Son zamanlarda Başbakan Ecevit'e yönelik birçok haksız eleştiriyi, büyük bir can sıkıntısı ve isyan duygusuyla okuyorum.
Kendi iç dünyalarında hiçbir muhalif duyguyu, karşı fikri yaşatmayan bazı çevrelerin ona ‘‘faşist’’ diyecek kadar kendinden geçmesine, belki ben ondan fazla isyan ediyorum.
HAFIZA ZAAFI
Siyasi fikirleri yüzünden iki defa hapse girmiş, 40 yıllık siyaset hayatında, gururuna ve namusuna toz zerreciği kondurmamış, savunduğu fikirler için her platformda en cesur, en korkusuz mücadeleyi vermiş bu insanın karşısına, üç günlük dürüstlük ve hukuk modellerinin konmaya çalışmasını ibretle izliyorum.
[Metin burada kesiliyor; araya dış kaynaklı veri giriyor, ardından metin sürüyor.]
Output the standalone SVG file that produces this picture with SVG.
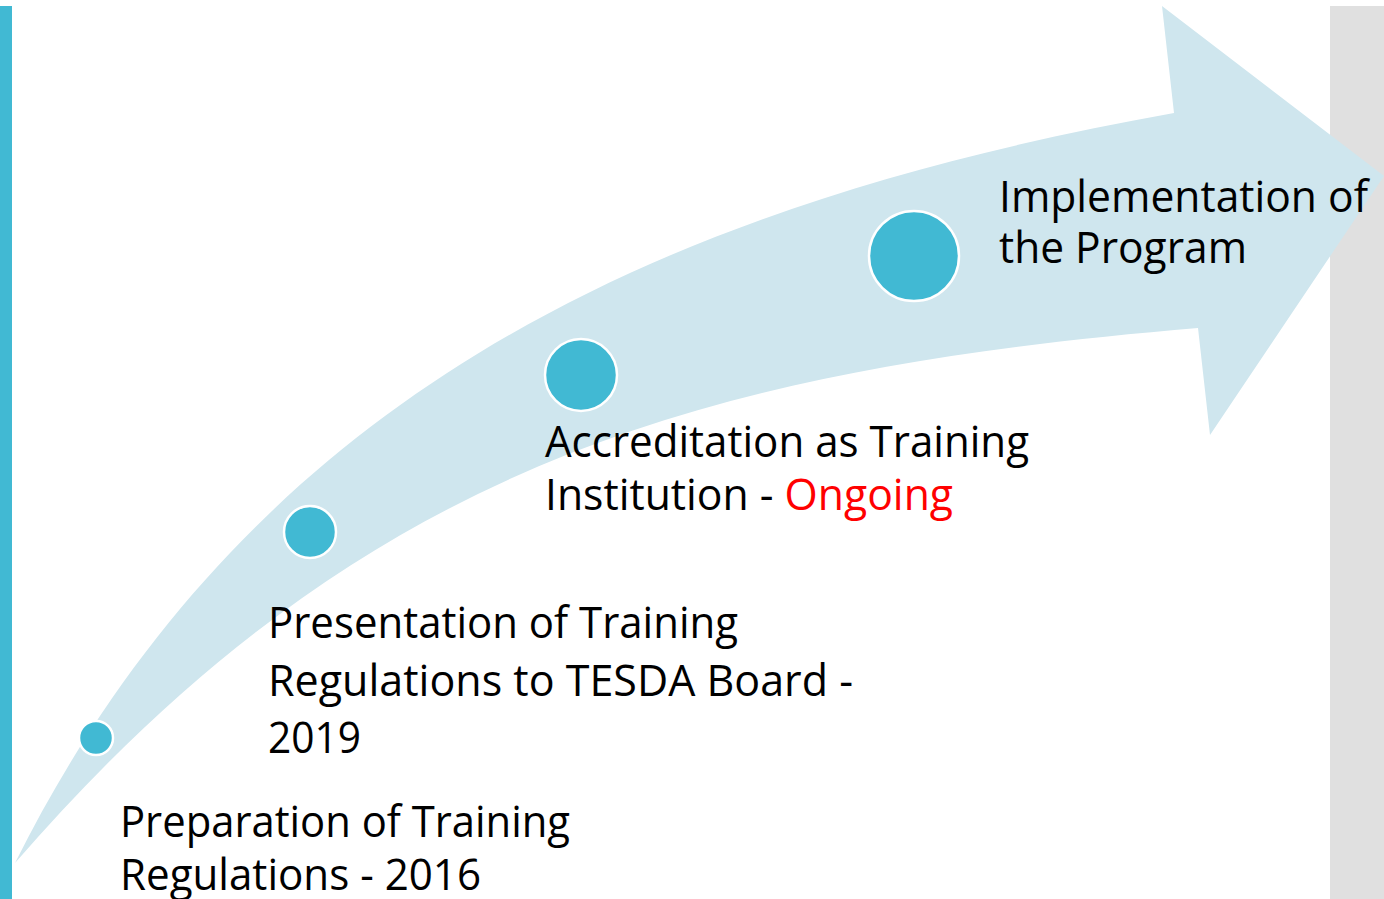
<svg xmlns="http://www.w3.org/2000/svg" width="1384" height="899" viewBox="0 0 1384 899">
<style>
.lbl{font-family:"Open Sans","Noto Sans","Liberation Sans",sans-serif;font-size:43px;fill:#000}
.dot{fill:#41B9D3;stroke:#FFFFFF;stroke-width:2.5}
</style>
<rect x="0" y="0" width="1384" height="899" fill="#FFFFFF"/>
<rect id="left-bar" x="0" y="6" width="12" height="893" fill="#41B9D3"/>
<rect id="right-bar" x="1330" y="6" width="54" height="893" fill="#E0E0E0"/>
<g id="connectors">
<path id="arrow" d="M15,863 C245,403 644,208 1174,113 L1162,6 L1384,176 L1210,435 L1198,328 C700,370 360,465 15,863 Z" fill="#CFE6EE"/>
</g>
<g id="step1">
<circle class="dot" cx="96" cy="738" r="17"/>
<text class="lbl" x="120" y="837" textLength="450" lengthAdjust="spacingAndGlyphs">Preparation of Training</text>
<text class="lbl" x="120" y="890" textLength="361" lengthAdjust="spacingAndGlyphs">Regulations - 2016</text>
</g>
<g id="step2">
<circle class="dot" cx="310" cy="532" r="26"/>
<text class="lbl" x="268" y="638" textLength="470" lengthAdjust="spacingAndGlyphs">Presentation of Training</text>
<text class="lbl" x="268" y="696" textLength="585" lengthAdjust="spacingAndGlyphs">Regulations to TESDA Board -</text>
<text class="lbl" x="268" y="753" textLength="93" lengthAdjust="spacingAndGlyphs">2019</text>
</g>
<g id="step3">
<circle class="dot" cx="581" cy="375" r="36"/>
<text class="lbl" x="545" y="457" textLength="484" lengthAdjust="spacingAndGlyphs">Accreditation as Training</text>
<text class="lbl" x="545" y="510" textLength="408" lengthAdjust="spacingAndGlyphs">Institution - <tspan fill="#FF0000">Ongoing</tspan></text>
</g>
<g id="step4">
<circle class="dot" cx="914" cy="256" r="45"/>
<text class="lbl" x="999" y="212" textLength="369" lengthAdjust="spacingAndGlyphs">Implementation of</text>
<text class="lbl" x="999" y="263" textLength="248" lengthAdjust="spacingAndGlyphs">the Program</text>
</g>
</svg>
Hayatı boyunca VIP salonlarını görmemiş, bütün siyasi mücadelesini sıradan bir minibüs içinde yürütmüş, makam arabası saltanatına ilk defa kendisi karşı çıkmış bu insanın alçakgönüllülük tarihini sıfırlamaya çalışan çevrelerin, hafıza kapasitesinin nasıl olup da bu kadar büzüldüğünü hayretle seyrediyorum.
Bu bir hafıza zaafı olamaz, olsa olsa kötü niyetliliktir diye düşünüyorum.
Kırk yıldır siyasette kalan bu insanın şatafat coğrafyasının Bahçelievler'deki bir bodrum katı ile Or-An'daki bir apartman dairesi arasında sıkıştığını, kendilerinden bile saklayan kötü niyetli siyasetçilerin, nankör hafızaları hakkındaki kanaati tarihe bırakıyorum.
Oysa bu toplumda yaşayan herkesin bilmesi gereken bir şey var.
Kırk yıl, bir insan hakkında fikir sahibi olmak için yeterince, hatta yettiğinden uzun bir süredir.
Böyle bir süre içinde kim yerle yeksan olmuştur, kim gövdesinin üzerinde dimdik kalabilmiştir?
Kalabilen tek tük insanımızdan biri Ecevit'tir.
Ama Ecevit'in hepimiz için çok önemli bir başka özelliği var.
O, hepimizin içinde kaybolan bir duyguyu yeniden hayata döndüren örnektir.
Yani, bu dünyada dürüstlerin de kazanabileceğini gösteren ender örneklerimizden biridir.
Şimdi o insan, 10 Ekim akşamı bütün dünyanın önüne çıkıp, bu ülke adına en kışkırtıcı, en tahripkár, en düşmanca sorulara bile cevap verecek.
BİLANÇOYU HAK ETMEK
O, siyasi haklarının elinden alındığı 12 Eylül döneminde bile karşısına çıktığı yabancı gazetecilere ülkesini şikáyet etmeyen siyasetçiydi.
Bütün şikáyetini içeride, kendi aramızda yapmıştı.
Kırk yıllık bir siyasi bilançoda eksiye geçmemek için mutlaka bir şeyleri hak etmek gerekiyor.